Ce qui va, selon lui, affecter les autres collines, communes et provinces frontalières. Il fait savoir qu’en plus d’autres communes de la province Kirundo, la production rizicole de Ntega était écoulée à Muyinga, Ngozi, etc.

Sans préciser le montant réel, il signale que la commune va aussi perdre : « Il y avait des taxes en provenance des exploitations rizicoles après la récolte. Sans cet argent, il y a des projets qui ne seront pas exécutés. »

Pour cette question de ceux qui achètent la production à l’avance, M. Mbanzabugabo affirme que cette pratique est une réalité dans sa commune comme dans d’autres communes du pays. Il rappelle d’ailleurs que le ministère de l’Intérieur a récemment ordonné de décourager cette pratique frauduleuse.

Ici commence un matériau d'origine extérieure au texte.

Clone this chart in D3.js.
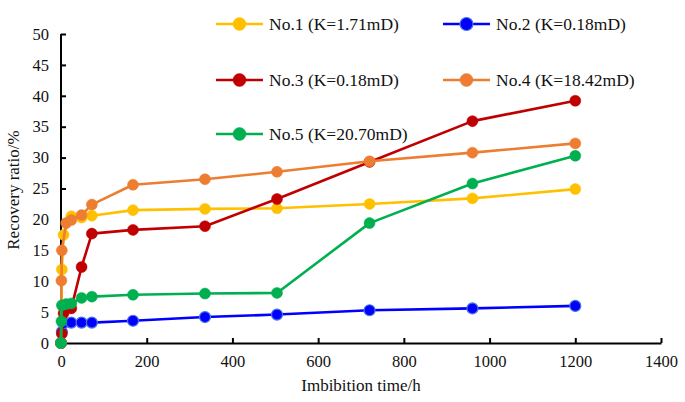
<!DOCTYPE html>
<html><head><meta charset="utf-8">
<script src="https://cdn.jsdelivr.net/npm/d3@7/dist/d3.min.js"></script>
<style>body{margin:0;background:#fff}svg{display:block}</style>
</head><body><svg id="c" width="685" height="402"></svg>
<script>
const times = [0, 1, 2, 6, 12, 24, 48, 72, 168, 336, 504, 720, 960, 1200];
const seriesNames = ["No.1 (K=1.71mD)", "No.2 (K=0.18mD)", "No.3 (K=0.18mD)", "No.4 (K=18.42mD)", "No.5 (K=20.70mD)"];
const no1 = [0, null, 11.9, 17.5, null, 20.5, 20.3, 20.6, 21.5, 21.7, 21.8, 22.5, 23.4, 24.9];
const no2 = [0, null, 1.8, 3.2, null, 3.3, 3.3, 3.3, 3.6, 4.2, 4.6, 5.3, 5.6, 6.0];
const no3 = [0, null, 1.5, 4.8, null, 5.6, 12.3, 17.7, 18.3, 18.9, 23.3, 29.3, 35.9, 39.2];
const no4 = [0, 10.1, 15.0, null, 19.4, 19.9, 20.7, 22.4, 25.6, 26.5, 27.7, 29.4, 30.8, 32.3];
const no5 = [0, 3.5, 6.1, null, 6.3, 6.4, 7.3, 7.5, 7.8, 8.0, 8.1, 19.4, 25.8, 30.3];
const colors = ["#FFC000", "#0000FF", "#C00000", "#ED7D31", "#00B050"];
const xTicks = [0, 200, 400, 600, 800, 1000, 1200, 1400];
const yTicks = [0, 5, 10, 15, 20, 25, 30, 35, 40, 45, 50];

const FONT = "'Liberation Serif', Tinos, 'Times New Roman', Times, serif";
const svg = d3.select("#c").style("font-family", FONT);
const x = d3.scaleLinear().domain([0, 1400]).range([61, 661]);
const y = d3.scaleLinear().domain([0, 50]).range([343, 34]);

const xa = svg.append("g").attr("transform", "translate(0,343)")
  .call(d3.axisBottom(x).tickValues(xTicks).tickFormat(d3.format("d")).tickSizeInner(-5).tickSizeOuter(0).tickPadding(12));
const ya = svg.append("g").attr("transform", "translate(61,0)")
  .call(d3.axisLeft(y).tickValues(yTicks).tickFormat(d3.format("d")).tickSizeInner(-5).tickSizeOuter(0).tickPadding(12));
[xa, ya].forEach(a => {
  a.attr("font-family", null).style("font-family", FONT);
  a.select(".domain").attr("stroke", "#000").attr("stroke-width", 2);
  a.selectAll(".tick line").attr("stroke", "#000").attr("stroke-width", 2);
  a.selectAll(".tick text").style("font-family", FONT).style("font-size", "16.5px").attr("fill", "#111");
});
ya.select(".domain").attr("d", "M0," + y(50) + "V" + y(0));

svg.append("text").attr("x", 361).attr("y", 391).attr("text-anchor", "middle")
  .style("font-family", FONT).style("font-size", "17px").attr("fill", "#111").text("Imbibition time/h");
svg.append("text").attr("transform", "translate(19,190) rotate(-90)").attr("text-anchor", "middle")
  .style("font-family", FONT).style("font-size", "17px").attr("fill", "#111").text("Recovery ratio/%");

const allSeries = [no1, no2, no3, no4, no5];
const line = d3.line().x(d => x(d.t)).y(d => y(d.v));
allSeries.forEach((vals, i) => {
  const pts = times.map((t, j) => ({t, v: vals[j]})).filter(d => d.v != null);
  const g = svg.append("g");
  g.append("path").datum(pts).attr("d", line).attr("fill", "none")
    .attr("stroke", colors[i]).attr("stroke-width", 2.6).attr("stroke-linejoin", "round");
  g.selectAll("circle").data(pts).join("circle")
    .attr("cx", d => x(d.t)).attr("cy", d => y(d.v)).attr("r", 5.5)
    .attr("fill", colors[i])
    .attr("stroke", i === 1 ? "#4a78e0" : colors[i]).attr("stroke-width", i === 1 ? 1.2 : 0.5);
});

const legPos = [[216, 24], [443, 24], [216, 80], [443, 80], [216, 134]];
legPos.forEach((p, i) => {
  const g = svg.append("g").attr("transform", `translate(${p[0]},${p[1]})`);
  g.append("line").attr("x1", 0).attr("x2", 47).attr("stroke", colors[i]).attr("stroke-width", 2.6);
  g.append("circle").attr("cx", 23.5).attr("r", 6.5).attr("fill", colors[i])
    .attr("stroke", i === 1 ? "#4a78e0" : colors[i]).attr("stroke-width", i === 1 ? 1.2 : 0.5);
  g.append("text").attr("x", 53).attr("y", 6).style("font-family", FONT).style("font-size", "17.5px")
    .attr("fill", "#111").text(seriesNames[i]);
});
</script></body></html>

« Nous avons déjà donné une injonction selon laquelle c’est le cultivateur qui doit récolter son champ », tranche-t-il. Et de souligner : « Je pense que celui qui a donné son argent espérant gagner beaucoup à la récolte ne va pas s’en prendre à un cultivateur victime d’une inondation. Sinon, on va mettre en application la décision ministérielle. »

Et de plaider pour sa population : « Nous demandons à toute âme charitable de venir en aide à ces agriculteurs. L’appel est lancé en premier lieu au ministère en charge des Affaires sociales. Nous pensons qu’ils ont reçu le rapport et qu’ils viendront bientôt les assister. » Il compte aussi sur l’esprit de solidarité des Burundais pour que les victimes de ces inondations aient de quoi faire vivre leurs familles dans les jours à venir.

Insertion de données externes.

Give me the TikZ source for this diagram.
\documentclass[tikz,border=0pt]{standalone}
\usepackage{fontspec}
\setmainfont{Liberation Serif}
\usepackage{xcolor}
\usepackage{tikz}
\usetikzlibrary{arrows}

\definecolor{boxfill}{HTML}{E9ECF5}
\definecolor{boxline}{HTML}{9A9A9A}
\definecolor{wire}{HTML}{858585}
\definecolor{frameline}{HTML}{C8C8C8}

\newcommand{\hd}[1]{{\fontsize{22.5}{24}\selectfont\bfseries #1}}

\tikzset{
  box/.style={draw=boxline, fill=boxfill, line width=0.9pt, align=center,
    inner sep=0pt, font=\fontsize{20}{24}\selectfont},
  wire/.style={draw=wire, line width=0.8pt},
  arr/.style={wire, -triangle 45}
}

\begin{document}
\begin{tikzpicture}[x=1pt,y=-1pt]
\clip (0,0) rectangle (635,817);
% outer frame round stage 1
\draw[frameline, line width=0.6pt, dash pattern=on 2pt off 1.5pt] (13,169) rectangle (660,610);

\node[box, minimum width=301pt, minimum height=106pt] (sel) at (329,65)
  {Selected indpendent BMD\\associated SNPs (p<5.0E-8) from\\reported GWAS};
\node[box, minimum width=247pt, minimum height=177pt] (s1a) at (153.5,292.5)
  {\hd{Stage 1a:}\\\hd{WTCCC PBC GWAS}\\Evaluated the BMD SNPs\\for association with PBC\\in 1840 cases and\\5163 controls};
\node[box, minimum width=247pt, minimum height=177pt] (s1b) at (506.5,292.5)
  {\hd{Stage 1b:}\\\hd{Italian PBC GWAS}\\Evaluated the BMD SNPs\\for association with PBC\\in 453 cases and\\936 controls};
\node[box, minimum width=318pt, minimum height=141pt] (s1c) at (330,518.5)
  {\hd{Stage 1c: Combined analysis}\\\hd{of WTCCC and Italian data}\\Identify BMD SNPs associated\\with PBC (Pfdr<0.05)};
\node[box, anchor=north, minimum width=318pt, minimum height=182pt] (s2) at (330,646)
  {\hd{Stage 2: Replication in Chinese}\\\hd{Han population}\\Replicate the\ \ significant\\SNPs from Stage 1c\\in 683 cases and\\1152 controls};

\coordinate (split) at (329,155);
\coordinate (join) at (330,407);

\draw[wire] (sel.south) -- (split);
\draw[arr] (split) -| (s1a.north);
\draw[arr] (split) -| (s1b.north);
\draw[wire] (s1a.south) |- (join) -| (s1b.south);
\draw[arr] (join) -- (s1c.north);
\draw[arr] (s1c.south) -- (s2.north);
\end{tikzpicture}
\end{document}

Le coût élevé du non-respect de la zone tampon

Les riziculteurs essayant de sauver le peu qui reste

Léonidas Rivuzimana, responsable du BPEAE-Kirundo, fait lui aussi un constat amer : « C’est vraiment très déplorable. Des grandes étendues rizicoles ont été totalement détruites. Il est très difficile d’estimer les pertes. »

Interrogé sur les causes de cette situation, il explique que c’est lié aux fortes pluies de ces derniers jours. Néanmoins, il signale que les agriculteurs ont aussi une part de responsabilité : « Si la zone tampon avait été respectée, les dégâts n’auraient pas été d’une telle ampleur. »

D’après lui, une zone tampon de 25 m avait été délimitée, des bambous avaient été plantés sur 30 km à partir de la commune Bugabira jusqu’à Marangara pour stabiliser les rives de l’Akanyaru. « Trois campagnes ont eu lieu en 2019, 2020 et en 2021. Mais, par la suite, ces agriculteurs ont eux-mêmes déracinés ces bambous et ont cultivé jusqu’aux rives de l’Akanyaru. Ils ont détruit les hautes herbes qui conservaient l’eau lors des crues pour ne pas envahir les cultures ».

Pour le moment, M. Rivuzimana annonce de nouveaux travaux de délimitation de la zone tampon et la plantation de bambous. « Tous ceux qui ont occupé cette zone vont être chassés », insiste-t-il.

Il rappelle qu’outre la zone tampon de 25 m, on avait institué une autre zone de 200 m interdite aux cultures : « Ces espaces étaient conservés pour contenir l’eau en cas d’inondation. Il y avait au moins dix espaces du genre de Ntega à Bugabira. Ils servaient à protéger les cultures. Et il y avait des hautes herbes. »

Le responsable du BPEAE-Kirundo déplore que suite à l’ignorance, les gens les ont envahis, détruits et y ont planté le riz : « Et voilà, quand l’eau déborde, c’est directement dans les champs. »

Pour ces nouveaux travaux de protection, il souligne que les agriculteurs doivent contribuer. Il appelle ainsi les administratifs à la base de veiller à la protection de la zone tampon, une fois de nouveau délimitée.